──────── Given data ────────

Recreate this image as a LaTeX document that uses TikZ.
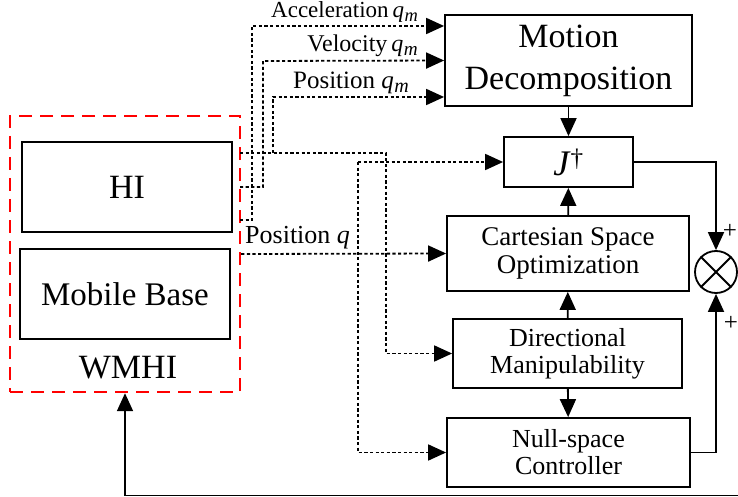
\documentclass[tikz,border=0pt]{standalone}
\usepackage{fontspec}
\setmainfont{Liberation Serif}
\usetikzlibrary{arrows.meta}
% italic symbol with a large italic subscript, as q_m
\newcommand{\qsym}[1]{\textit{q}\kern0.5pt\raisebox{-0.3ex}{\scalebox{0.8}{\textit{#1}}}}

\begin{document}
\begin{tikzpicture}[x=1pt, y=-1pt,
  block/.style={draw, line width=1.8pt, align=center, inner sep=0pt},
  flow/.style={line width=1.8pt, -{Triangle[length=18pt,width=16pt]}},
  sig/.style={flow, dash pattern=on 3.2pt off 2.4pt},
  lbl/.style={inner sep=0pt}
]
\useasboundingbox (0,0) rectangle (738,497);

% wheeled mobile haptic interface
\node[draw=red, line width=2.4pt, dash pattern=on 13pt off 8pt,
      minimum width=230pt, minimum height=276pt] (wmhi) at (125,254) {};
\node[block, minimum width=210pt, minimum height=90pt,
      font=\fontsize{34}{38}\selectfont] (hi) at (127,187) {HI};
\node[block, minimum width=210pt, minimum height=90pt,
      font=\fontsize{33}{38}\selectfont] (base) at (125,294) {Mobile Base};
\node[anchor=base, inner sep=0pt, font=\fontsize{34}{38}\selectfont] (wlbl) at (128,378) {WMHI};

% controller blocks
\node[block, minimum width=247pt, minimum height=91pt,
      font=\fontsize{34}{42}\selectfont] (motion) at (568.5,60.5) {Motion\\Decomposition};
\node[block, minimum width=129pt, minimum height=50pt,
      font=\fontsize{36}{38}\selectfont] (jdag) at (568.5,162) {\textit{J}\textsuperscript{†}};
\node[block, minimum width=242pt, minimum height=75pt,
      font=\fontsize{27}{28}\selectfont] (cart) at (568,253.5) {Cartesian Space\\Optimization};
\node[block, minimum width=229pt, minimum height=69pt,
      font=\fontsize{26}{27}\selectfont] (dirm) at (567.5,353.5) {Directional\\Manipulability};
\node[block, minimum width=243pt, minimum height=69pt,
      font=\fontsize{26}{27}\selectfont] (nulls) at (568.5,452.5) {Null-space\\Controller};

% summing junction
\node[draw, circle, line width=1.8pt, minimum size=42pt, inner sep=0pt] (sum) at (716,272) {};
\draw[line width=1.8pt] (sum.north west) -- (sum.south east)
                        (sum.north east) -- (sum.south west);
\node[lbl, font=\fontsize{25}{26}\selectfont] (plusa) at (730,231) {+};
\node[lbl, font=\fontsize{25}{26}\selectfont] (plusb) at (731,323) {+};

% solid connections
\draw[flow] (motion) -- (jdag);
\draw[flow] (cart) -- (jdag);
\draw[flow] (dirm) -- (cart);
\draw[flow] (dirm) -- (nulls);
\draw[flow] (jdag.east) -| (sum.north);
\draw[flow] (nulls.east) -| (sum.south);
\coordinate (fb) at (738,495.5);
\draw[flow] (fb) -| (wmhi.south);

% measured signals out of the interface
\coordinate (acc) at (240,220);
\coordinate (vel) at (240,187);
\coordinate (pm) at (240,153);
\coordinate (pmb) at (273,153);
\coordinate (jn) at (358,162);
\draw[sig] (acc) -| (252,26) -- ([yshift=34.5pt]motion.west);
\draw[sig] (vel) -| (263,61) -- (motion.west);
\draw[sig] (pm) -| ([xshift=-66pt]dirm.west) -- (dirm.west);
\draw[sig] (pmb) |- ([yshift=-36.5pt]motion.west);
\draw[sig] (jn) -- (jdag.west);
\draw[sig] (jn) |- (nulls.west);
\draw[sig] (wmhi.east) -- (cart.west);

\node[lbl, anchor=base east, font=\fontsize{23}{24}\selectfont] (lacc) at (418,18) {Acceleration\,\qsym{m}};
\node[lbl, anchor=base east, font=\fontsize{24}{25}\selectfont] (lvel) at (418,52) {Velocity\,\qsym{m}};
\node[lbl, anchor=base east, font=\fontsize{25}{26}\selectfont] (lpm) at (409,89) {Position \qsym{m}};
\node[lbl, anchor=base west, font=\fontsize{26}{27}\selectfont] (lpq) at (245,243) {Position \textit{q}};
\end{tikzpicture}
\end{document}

────────
──────── Given data ────────

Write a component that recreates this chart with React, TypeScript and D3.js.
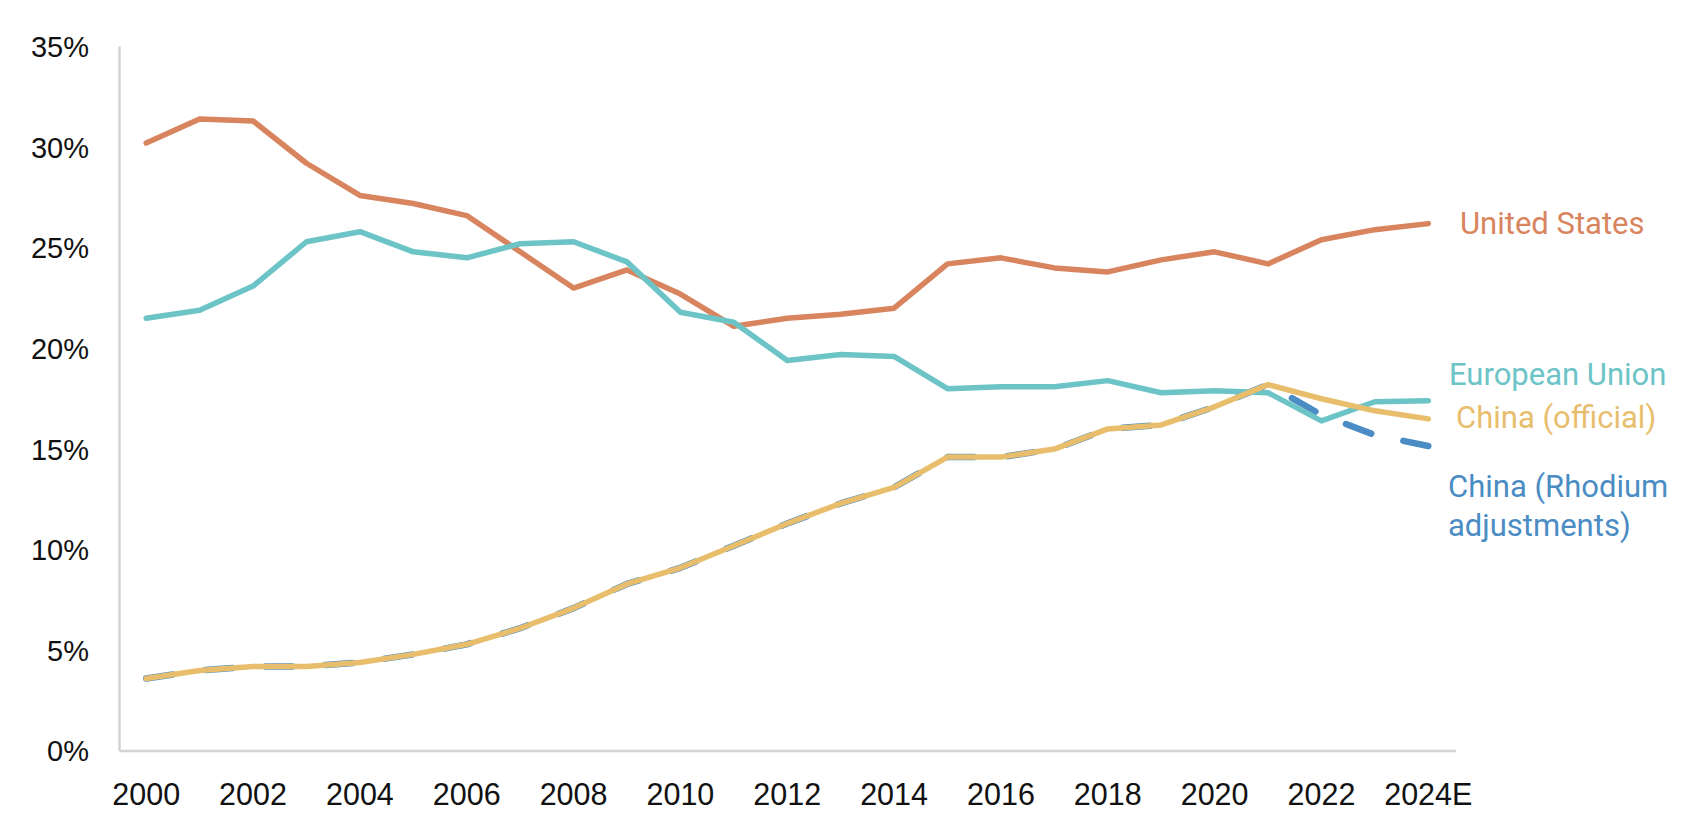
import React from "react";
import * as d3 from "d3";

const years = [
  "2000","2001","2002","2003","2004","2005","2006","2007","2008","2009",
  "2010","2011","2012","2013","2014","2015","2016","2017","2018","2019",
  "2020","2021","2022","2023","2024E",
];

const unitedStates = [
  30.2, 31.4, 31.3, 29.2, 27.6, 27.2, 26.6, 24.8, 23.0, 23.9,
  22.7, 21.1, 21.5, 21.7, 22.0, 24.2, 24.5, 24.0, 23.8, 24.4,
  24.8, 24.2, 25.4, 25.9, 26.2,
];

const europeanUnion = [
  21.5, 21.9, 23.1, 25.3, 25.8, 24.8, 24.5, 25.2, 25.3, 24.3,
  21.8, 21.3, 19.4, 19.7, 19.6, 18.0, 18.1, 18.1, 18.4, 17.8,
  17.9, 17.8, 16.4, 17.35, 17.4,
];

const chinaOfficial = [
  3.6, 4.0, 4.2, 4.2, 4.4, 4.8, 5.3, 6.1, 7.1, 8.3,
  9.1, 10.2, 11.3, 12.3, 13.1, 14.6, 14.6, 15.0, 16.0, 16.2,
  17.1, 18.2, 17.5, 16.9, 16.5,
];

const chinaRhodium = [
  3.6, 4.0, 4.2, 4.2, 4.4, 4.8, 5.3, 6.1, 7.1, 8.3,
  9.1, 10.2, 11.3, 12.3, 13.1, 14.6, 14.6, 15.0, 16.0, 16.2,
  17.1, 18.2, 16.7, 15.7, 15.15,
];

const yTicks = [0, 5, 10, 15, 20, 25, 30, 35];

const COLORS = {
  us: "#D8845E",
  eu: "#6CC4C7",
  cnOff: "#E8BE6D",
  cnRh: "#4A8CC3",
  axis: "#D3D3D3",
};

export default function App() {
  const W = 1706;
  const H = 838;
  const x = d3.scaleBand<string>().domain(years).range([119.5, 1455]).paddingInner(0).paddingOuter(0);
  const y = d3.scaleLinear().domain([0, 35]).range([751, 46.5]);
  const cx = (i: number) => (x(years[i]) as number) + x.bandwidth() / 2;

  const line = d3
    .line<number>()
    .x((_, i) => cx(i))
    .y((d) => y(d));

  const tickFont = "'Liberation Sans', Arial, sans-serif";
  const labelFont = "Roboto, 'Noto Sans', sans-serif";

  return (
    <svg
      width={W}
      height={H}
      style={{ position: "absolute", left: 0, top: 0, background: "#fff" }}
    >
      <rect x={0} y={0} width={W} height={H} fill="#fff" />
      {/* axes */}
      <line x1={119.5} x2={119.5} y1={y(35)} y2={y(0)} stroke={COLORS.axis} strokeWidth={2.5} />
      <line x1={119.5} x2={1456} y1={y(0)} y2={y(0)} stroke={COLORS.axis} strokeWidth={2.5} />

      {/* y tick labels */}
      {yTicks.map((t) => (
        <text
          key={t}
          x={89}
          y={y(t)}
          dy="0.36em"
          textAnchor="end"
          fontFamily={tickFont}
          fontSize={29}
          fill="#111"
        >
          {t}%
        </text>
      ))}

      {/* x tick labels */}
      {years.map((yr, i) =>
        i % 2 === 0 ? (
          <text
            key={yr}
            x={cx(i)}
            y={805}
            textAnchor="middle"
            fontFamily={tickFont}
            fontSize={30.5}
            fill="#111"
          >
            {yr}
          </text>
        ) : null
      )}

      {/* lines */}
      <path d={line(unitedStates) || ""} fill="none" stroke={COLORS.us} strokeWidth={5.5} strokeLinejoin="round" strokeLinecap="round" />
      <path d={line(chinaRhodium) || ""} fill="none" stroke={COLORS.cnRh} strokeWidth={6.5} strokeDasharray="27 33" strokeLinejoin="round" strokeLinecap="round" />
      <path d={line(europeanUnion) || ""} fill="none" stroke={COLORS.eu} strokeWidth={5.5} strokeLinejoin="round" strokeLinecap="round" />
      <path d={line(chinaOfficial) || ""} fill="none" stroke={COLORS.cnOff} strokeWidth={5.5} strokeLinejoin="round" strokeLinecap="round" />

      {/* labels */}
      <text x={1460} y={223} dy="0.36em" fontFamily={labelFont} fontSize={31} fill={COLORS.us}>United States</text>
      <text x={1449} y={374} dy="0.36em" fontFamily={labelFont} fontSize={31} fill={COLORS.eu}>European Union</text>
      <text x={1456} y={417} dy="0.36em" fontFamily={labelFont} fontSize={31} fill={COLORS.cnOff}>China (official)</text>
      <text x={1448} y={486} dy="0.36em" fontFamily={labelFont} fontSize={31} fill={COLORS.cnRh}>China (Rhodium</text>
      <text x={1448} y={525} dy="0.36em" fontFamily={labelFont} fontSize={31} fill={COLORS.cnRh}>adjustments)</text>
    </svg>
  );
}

────────

What the task requires
Every line from the one containing "Recreate this image" to the one containing "(0,0) rectangle (738,497);" should be output exactly, both ends included. Nothing else goes in, and no pictures either.

Full output
Recreate this image as a LaTeX document that uses TikZ.
\documentclass[tikz,border=0pt]{standalone}
\usepackage{fontspec}
\setmainfont{Liberation Serif}
\usetikzlibrary{arrows.meta}
% italic symbol with a large italic subscript, as q_m
\newcommand{\qsym}[1]{\textit{q}\kern0.5pt\raisebox{-0.3ex}{\scalebox{0.8}{\textit{#1}}}}

\begin{document}
\begin{tikzpicture}[x=1pt, y=-1pt,
  block/.style={draw, line width=1.8pt, align=center, inner sep=0pt},
  flow/.style={line width=1.8pt, -{Triangle[length=18pt,width=16pt]}},
  sig/.style={flow, dash pattern=on 3.2pt off 2.4pt},
  lbl/.style={inner sep=0pt}
]
\useasboundingbox (0,0) rectangle (738,497);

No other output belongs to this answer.